## What to work on
Copy word for word the lines in the records below, starting at the line with "Output the Python" and ending at the line with "from matplotlib.ticker import". Skip the pictures.

## Stored data
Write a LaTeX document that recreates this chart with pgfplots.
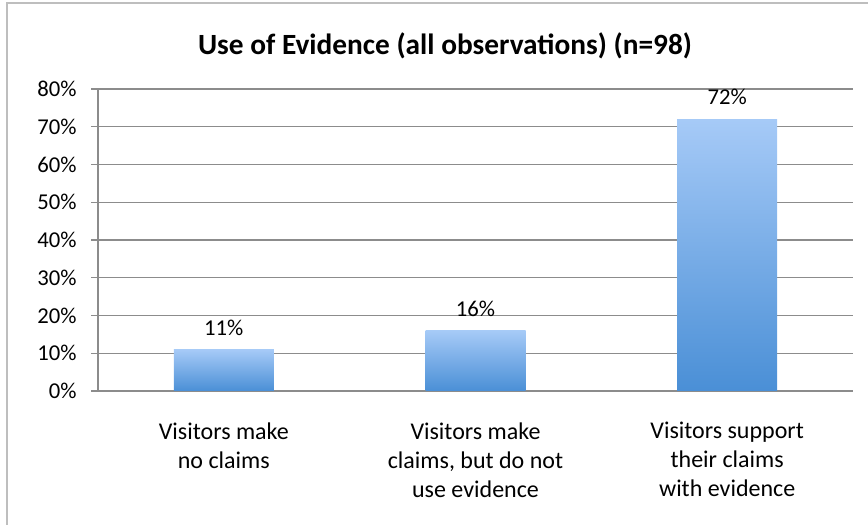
\documentclass[border=0pt]{standalone}
\usepackage{pgfplots}
\pgfplotsset{compat=1.18}
\usepackage{fontspec}
\setmainfont{Carlito}
\definecolor{gridgray}{RGB}{140,140,140}
\definecolor{bartop}{RGB}{166,202,247}
\definecolor{barbot}{RGB}{74,143,214}
\definecolor{framegray}{RGB}{190,190,190}
\pgfplotsset{mybar/.style={ybar, bar width=75pt, bar shift=0pt, draw=none, top color=bartop, bottom color=barbot}}
\begin{document}
\begin{tikzpicture}
\path[use as bounding box] (0pt,0pt) rectangle (651pt,393.75pt);
\draw[framegray, line width=1.2pt] (5.25pt,0pt) -- (5.25pt,391.5pt) -- (651pt,391.5pt);
\node[font=\fontsize{22}{26}\selectfont\bfseries] at (333.75pt,359pt) {Use of Evidence (all observations) (n=98)};
\begin{axis}[
  at={(73.5pt,100.5pt)}, anchor=south west,
  scale only axis, width=566.25pt, height=226.5pt,
  xmin=-0.5, xmax=2.5, ymin=0, ymax=80,
  axis x line*=bottom, axis y line*=left,
  axis line style={gridgray, line width=0.8pt},
  xtick={0,1,2},
  xticklabels={{Visitors make\\no claims},{Visitors make\\claims, but do not\\use evidence},{Visitors support\\their claims\\with evidence}},
  xticklabel style={align=center, font=\fontsize{18}{21.75}\selectfont, text=black, yshift=-15pt},
  x tick style={draw=none},
  extra x ticks={-0.5,0.5,1.5,2.5},
  extra x tick labels={},
  extra x tick style={tick style={draw=gridgray, line width=0.8pt}, major tick length=6pt, tick align=outside, grid=none},
  ytick={0,10,...,80},
  yticklabels={0\%,10\%,20\%,30\%,40\%,50\%,60\%,70\%,80\%},
  yticklabel style={font=\fontsize{17}{20}\selectfont, text=black, xshift=-7.5pt},
  y tick style={draw=gridgray, line width=0.8pt},
  major tick length=5pt, tick align=outside,
  ymajorgrids, grid style={gridgray, line width=0.8pt},
  /pgf/number format/assume math mode=true,
  nodes near coords={\pgfmathprintnumber{\pgfplotspointmeta}\%},
  nodes near coords style={font=\fontsize{17}{20}\selectfont, text=black, anchor=south, yshift=7pt},
]
\addplot[mybar] coordinates {(0,11)};
\addplot[mybar] coordinates {(1,16)};
\addplot[mybar] coordinates {(2,72)};
\end{axis}
\end{tikzpicture}
\end{document}
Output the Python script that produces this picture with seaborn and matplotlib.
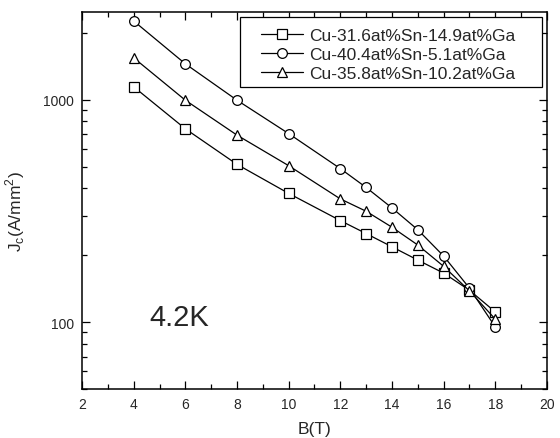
import matplotlib
matplotlib.use("Agg")
import matplotlib.pyplot as plt
import seaborn as sns
import pandas as pd
from matplotlib.patches import Rectangle
from matplotlib.ticker import LogLocator, FixedLocator, MultipleLocator, NullFormatter

B = [4, 6, 8, 10, 12, 13, 14, 15, 16, 17, 18]
jc_a = [1143, 740, 512, 379, 286, 250, 218, 190, 166, 139, 111]
jc_b = [2260, 1450, 995, 704, 490, 403, 326, 260, 198, 142, 95]
jc_c = [1543, 995, 693, 505, 358, 315, 267, 222, 178, 138, 103]
labels = ["Cu-31.6at%Sn-14.9at%Ga", "Cu-40.4at%Sn-5.1at%Ga", "Cu-35.8at%Sn-10.2at%Ga"]
markers = ["s", "o", "^"]
xticks = [2, 4, 6, 8, 10, 12, 14, 16, 18, 20]
yticks = [100, 1000]

sns.set_style("ticks")
plt.rcParams["font.family"] = ["Liberation Sans", "DejaVu Sans"]
plt.rcParams["xtick.direction"] = "in"
plt.rcParams["ytick.direction"] = "in"

W, H = 560, 439
fig = plt.figure(figsize=(W/100, H/100), dpi=100)
ax = fig.add_axes([82/W, 1-390/H, (547-82)/W, (390-13)/H])

for vals, lab, mk in zip([jc_a, jc_b, jc_c], labels, markers):
    df = pd.DataFrame({"B": B, "Jc": vals})
    sns.lineplot(data=df, x="B", y="Jc", ax=ax, color="black", linewidth=0.9,
                 marker=mk, markersize=7 if mk != "s" else 6.5, markerfacecolor="white",
                 markeredgecolor="black", markeredgewidth=0.9, label=lab)

ax.set_yscale("log")
ax.set_xlim(2, 20)
ax.set_ylim(50, 2480)
ax.xaxis.set_major_locator(FixedLocator(xticks))
ax.xaxis.set_minor_locator(MultipleLocator(1))
ax.yaxis.set_major_locator(FixedLocator(yticks))
ax.yaxis.set_major_formatter(matplotlib.ticker.FixedFormatter([str(v) for v in yticks]))
ax.yaxis.set_minor_locator(LogLocator(base=10, subs=range(2, 10)))
ax.yaxis.set_minor_formatter(NullFormatter())
ax.tick_params(which="both", top=True, right=True, direction="in", labelsize=10, color="black", width=0.9)
ax.tick_params(which="major", length=6, pad=6)
ax.tick_params(which="minor", length=3.5)
for s in ax.spines.values():
    s.set_linewidth(1.1)
    s.set_color("black")

ax.set_xlabel("B(T)", fontsize=12.5, labelpad=7)
ax.set_ylabel(r"J$_\mathregular{c}$(A/mm$^\mathregular{2}$)", fontsize=12.5)
ax.yaxis.set_label_coords(-0.118, 0.472)
ax.text(5.76, 105, "4.2K", fontsize=21, ha="center", va="center")

# legend box drawn separately to match wide padding
box = Rectangle((240/W, 1-88/H), (542-240)/W, (88-18)/H, transform=fig.transFigure,
                facecolor="white", edgecolor="black", linewidth=0.9, zorder=4, clip_on=False)
ax.add_patch(box)
leg = ax.legend(loc="upper left", fontsize=12.5, frameon=False,
                handlelength=2.4, borderpad=0.0, labelspacing=0.22,
                handletextpad=0.4, borderaxespad=0.0,
                bbox_to_anchor=(261/W, 1-29/H), bbox_transform=fig.transFigure)
leg.set_zorder(5)

fig.savefig("out.png", dpi=100)
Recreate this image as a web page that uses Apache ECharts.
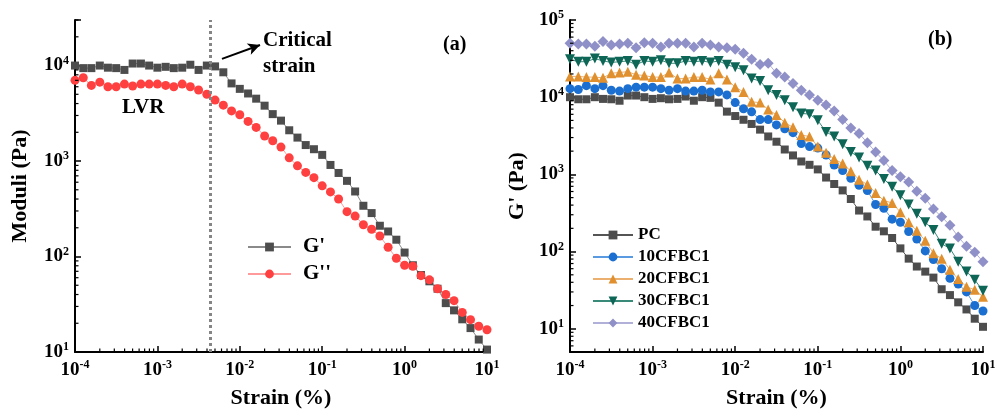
<!DOCTYPE html>
<html>
<head>
<meta charset="utf-8">
<script src="https://cdn.jsdelivr.net/npm/echarts@6/dist/echarts.min.js"></script>
<style>html,body{margin:0;padding:0;background:#fff}#c{width:995px;height:409px}</style>
</head>
<body>
<div id="c"></div>
<script>
// Strain (%) sampling points (10 per decade)
const strain = [0.0001, 0.000126, 0.000158, 0.0002, 0.000251, 0.000316, 0.000398, 0.000501, 0.000631, 0.000794,
  0.001, 0.00126, 0.00158, 0.002, 0.00251, 0.00316, 0.00398, 0.00501, 0.00631, 0.00794,
  0.01, 0.0126, 0.0158, 0.02, 0.0251, 0.0316, 0.0398, 0.0501, 0.0631, 0.0794,
  0.1, 0.126, 0.158, 0.2, 0.251, 0.316, 0.398, 0.501, 0.631, 0.794,
  1, 1.26, 1.58, 2, 2.51, 3.16, 3.98, 5.01, 6.31, 7.94, 10];

// Panel (a): PC storage / loss modulus (Pa)
const gPrime = [10000, 9400, 9400, 10000, 9500, 9400, 9000, 10500, 10500, 10000,
  9500, 9700, 9400, 9500, 10200, 9000, 10000, 9800, 8500, 6500,
  5700, 5100, 4500, 3800, 3100, 2650, 2100, 1760, 1470, 1330,
  1160, 910, 750, 620, 480, 340, 285, 210, 183, 150,
  110, 81, 64, 55, 46, 32.5, 27.3, 22, 17.8, 13.5, 10.6];
const gDouble = [7000, 7450, 6200, 6700, 6000, 6000, 6400, 6100, 6400, 6400,
  6400, 6200, 6000, 6400, 6000, 5550, 5000, 4350, 3850, 3350,
  3050, 2600, 2250, 1830, 1630, 1400, 1080, 890, 760, 670,
  550, 475, 400, 295, 265, 215, 193, 164, 125, 96,
  81, 79, 63, 57, 46, 40, 34.5, 26, 21.8, 18.6, 17.1];

// Panel (b): G' of composites (Pa)
const pc = gPrime;
const cf10 = [12900, 12600, 14100, 12900, 14100, 12300, 12000, 12900, 13500, 13500,
  13500, 12900, 12300, 12900, 12000, 12000, 12300, 11700, 11700, 10700,
  8510, 7080, 6460, 5130, 5130, 4370, 3890, 3470, 2510, 2290,
  2190, 1780, 1320, 1120, 891, 724, 617, 407, 363, 263,
  240, 182, 145, 102, 79, 60, 45, 38, 30, 20, 17];
const cf20 = [18600, 18600, 18200, 18200, 17800, 20400, 20900, 21400, 19500, 19100,
  18200, 18200, 20900, 17400, 17400, 18200, 18200, 17000, 20400, 17000,
  13500, 11700, 8710, 8510, 6920, 5890, 4680, 4070, 3240, 3090,
  2290, 1910, 1580, 1380, 1100, 851, 741, 575, 457, 427,
  324, 240, 186, 138, 95, 81, 58, 44, 35, 32, 26];
const cf30 = [30900, 28800, 28800, 31600, 29500, 28200, 28800, 29500, 26300, 29500,
  28800, 30200, 27500, 27500, 29500, 28800, 29500, 28200, 29500, 26300,
  24500, 22400, 17400, 16200, 12300, 10700, 9120, 7410, 6170, 6030,
  5010, 3550, 3090, 2450, 1950, 1660, 1290, 1120, 871, 692,
  537, 407, 309, 240, 191, 126, 110, 74, 55, 43, 31];
const cf40 = [49800, 49000, 49000, 45700, 52500, 47300, 49000, 50100, 43600, 50700,
  50100, 44700, 50100, 50100, 50100, 44700, 50100, 47300, 44700, 43600,
  41700, 37200, 30900, 26600, 27500, 20400, 18200, 15100, 12300, 10700,
  9120, 7940, 6610, 5130, 3980, 3390, 2570, 1950, 1510, 1120,
  933, 794, 603, 490, 355, 282, 219, 155, 117, 98, 74];

// Axis ranges
const xRange = [0.0001, 10];
const yRangeA = [10, 30000];
const yRangeB = [5, 100000];

// Annotation values
const criticalStrain = 0.00435;
const arrowFrom = [0.00608, 11750];
const arrowTo = [0.0176, 16400];

// Minor tick positions (log 2..9 within each decade)
const xMinorTicks = [];
[0.0001, 0.001, 0.01, 0.1, 1].forEach(d => { for (let k = 2; k <= 9; k++) xMinorTicks.push(d * k); });
const yMinorA = [];
[10, 100, 1000, 10000].forEach(d => { for (let k = 2; k <= 9; k++) if (d * k <= yRangeA[1]) yMinorA.push(d * k); });
const yMinorB = [];
[1, 10, 100, 1000, 10000].forEach(d => { for (let k = 2; k <= 9; k++) if (d * k >= yRangeB[0]) yMinorB.push(d * k); });

const FONT = "'Liberation Serif', 'Times New Roman', serif";

function pairs(ys) { return strain.map((x, i) => [x, ys[i]]); }

function powLabel(v) {
  const lg = Math.log10(v);
  const e = Math.round(lg);
  if (Math.abs(lg - e) > 1e-6) return '';
  return '{b|10}{s|' + e + '}';
}
const richLab = {
  b: { fontSize: 19, fontWeight: 'bold', fontFamily: FONT, color: '#000', lineHeight: 22 },
  s: { fontSize: 12, fontWeight: 'bold', fontFamily: FONT, color: '#000', verticalAlign: 'top', lineHeight: 12 }
};

function xAxisCfg(gi) {
  return {
    type: 'log', logBase: 10, gridIndex: gi, min: xRange[0], max: xRange[1],
    name: 'Strain (%)', nameLocation: 'middle', nameGap: 35,
    nameTextStyle: { fontSize: 22, fontWeight: 'bold', fontFamily: FONT, color: '#000' },
    axisLine: { show: true, lineStyle: { color: '#000', width: 2 } },
    axisTick: { show: true, inside: true, length: 6, lineStyle: { color: '#000', width: 1.5 } },
    axisLabel: { formatter: powLabel, rich: richLab, margin: 7, showMinLabel: true, showMaxLabel: true },
    splitLine: { show: false }
  };
}
function yAxisCfg(gi, range, name, gap) {
  return {
    type: 'log', logBase: 10, gridIndex: gi, min: range[0], max: range[1],
    name: name, nameLocation: 'middle', nameGap: gap,
    nameTextStyle: { fontSize: 22, fontWeight: 'bold', fontFamily: FONT, color: '#000' },
    axisLine: { show: true, lineStyle: { color: '#000', width: 2 } },
    axisTick: { show: true, inside: true, length: 6, lineStyle: { color: '#000', width: 1.5 } },
    axisLabel: { formatter: powLabel, rich: richLab, margin: 6 },
    splitLine: { show: false }
  };
}

function minorSeries(gi, yMin, yTicks) {
  const d = [];
  xMinorTicks.forEach(v => d.push([v, yMin, 0]));
  yTicks.forEach(v => d.push([xRange[0], v, 1]));
  return {
    type: 'custom', xAxisIndex: gi, yAxisIndex: gi, silent: true, z: 10,
    data: d, encode: { x: 0, y: 1 },
    renderItem: function (params, api) {
      const p = api.coord([api.value(0), api.value(1)]);
      const horiz = api.value(2) === 0;
      return {
        type: 'line',
        shape: horiz ? { x1: p[0], y1: p[1], x2: p[0], y2: p[1] - 3.5 } : { x1: p[0], y1: p[1], x2: p[0] + 3.5, y2: p[1] },
        style: { stroke: '#000', lineWidth: 1.2 }
      };
    }
  };
}

function lineSeries(name, gi, ys, sym, size, color, lineColor) {
  return {
    name: name, type: 'line', xAxisIndex: gi, yAxisIndex: gi,
    data: pairs(ys), symbol: sym, symbolSize: size, showAllSymbol: true,
    itemStyle: { color: color },
    lineStyle: { color: lineColor, width: 1 },
    emphasis: { disabled: true }, animation: false, z: 3
  };
}

const sGp = lineSeries("G'", 0, gPrime, 'rect', 8, '#4d4d4d', '#8a8a8a');
sGp.markLine = {
  silent: true, symbol: 'none', animation: false,
  label: { show: false },
  data: [
    [ { coord: [criticalStrain, yRangeA[0]], symbol: 'none', lineStyle: { color: '#858585', width: 3, type: [3, 3] } },
      { coord: [criticalStrain, yRangeA[1]], symbol: 'none' } ],
    [ { coord: arrowFrom, symbol: 'none', lineStyle: { color: '#000', width: 2, type: 'solid' } },
      { coord: arrowTo, symbol: 'arrow', symbolSize: [9, 12] } ]
  ]
};
const sGpp = lineSeries("G''", 0, gDouble, 'circle', 9, '#ff4040', '#ff9a9a');

const legendText = (size, lh, pad) => ({ fontSize: size, fontWeight: 'bold', fontFamily: FONT, color: '#000', lineHeight: lh, padding: pad });

const option = {
  backgroundColor: '#fff',
  animation: false,
  grid: [
    { left: 75, right: 508, top: 20, bottom: 57, containLabel: false, outerBoundsMode: 'none' },
    { left: 570, right: 12, top: 20, bottom: 57, containLabel: false, outerBoundsMode: 'none' }
  ],
  xAxis: [xAxisCfg(0), xAxisCfg(1)],
  yAxis: [yAxisCfg(0, yRangeA, 'Moduli (Pa)', 44), yAxisCfg(1, yRangeB, "G' (Pa)", 42)],
  legend: [
    { data: ["G'", "G''"], orient: 'vertical', left: 247, top: 236, padding: 0, itemWidth: 43, itemHeight: 11, itemGap: 5,
      textStyle: legendText(21, 22, [0, 0, 0, 7]), selectedMode: false },
    { data: ['PC', '10CFBC1', '20CFBC1', '30CFBC1', '40CFBC1'], orient: 'vertical', left: 592, top: 226, padding: 0,
      itemWidth: 40, itemHeight: 11, itemGap: 4, textStyle: legendText(17, 18, [0, 0, 0, 0]), selectedMode: false }
  ],
  graphic: [
    { type: 'text', left: 263, top: 30, style: { text: 'Critical', font: 'bold 21px ' + FONT, fill: '#000' } },
    { type: 'text', left: 263, top: 56, style: { text: 'strain', font: 'bold 21px ' + FONT, fill: '#000' } },
    { type: 'text', left: 122, top: 97, style: { text: 'LVR', font: 'bold 21px ' + FONT, fill: '#000' } },
    { type: 'text', left: 443, top: 35, style: { text: '(a)', font: 'bold 20px ' + FONT, fill: '#000' } },
    { type: 'text', left: 928, top: 30, style: { text: '(b)', font: 'bold 20px ' + FONT, fill: '#000' } }
  ],
  series: [
    sGp, sGpp,
    lineSeries('PC', 1, pc, 'rect', 8, '#4d4d4d', '#555555'),
    lineSeries('10CFBC1', 1, cf10, 'circle', 9, '#1a6fd0', '#5a9ae0'),
    lineSeries('20CFBC1', 1, cf20, 'triangle', 10, '#e0902e', '#ebb070'),
    lineSeries('30CFBC1', 1, cf30, 'path://M0,0 L10,0 L5,9 Z', 10, '#0d6656', '#3a8a7a'),
    lineSeries('40CFBC1', 1, cf40, 'diamond', 11, '#9090c8', '#b0b0d8'),
    minorSeries(0, yRangeA[0], yMinorA),
    minorSeries(1, yRangeB[0], yMinorB)
  ]
};

const chart = echarts.init(document.getElementById('c'), null, { renderer: 'canvas' });
chart.setOption(option);
</script>
</body>
</html>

## Answer to the task
Output the Python script that produces this picture with seaborn and matplotlib.
import matplotlib
matplotlib.use("Agg")
import matplotlib.pyplot as plt
import seaborn as sns
import pandas as pd
from matplotlib.patches import Rectangle
from matplotlib.ticker import LogLocator, FixedLocator, MultipleLocator, NullFormatter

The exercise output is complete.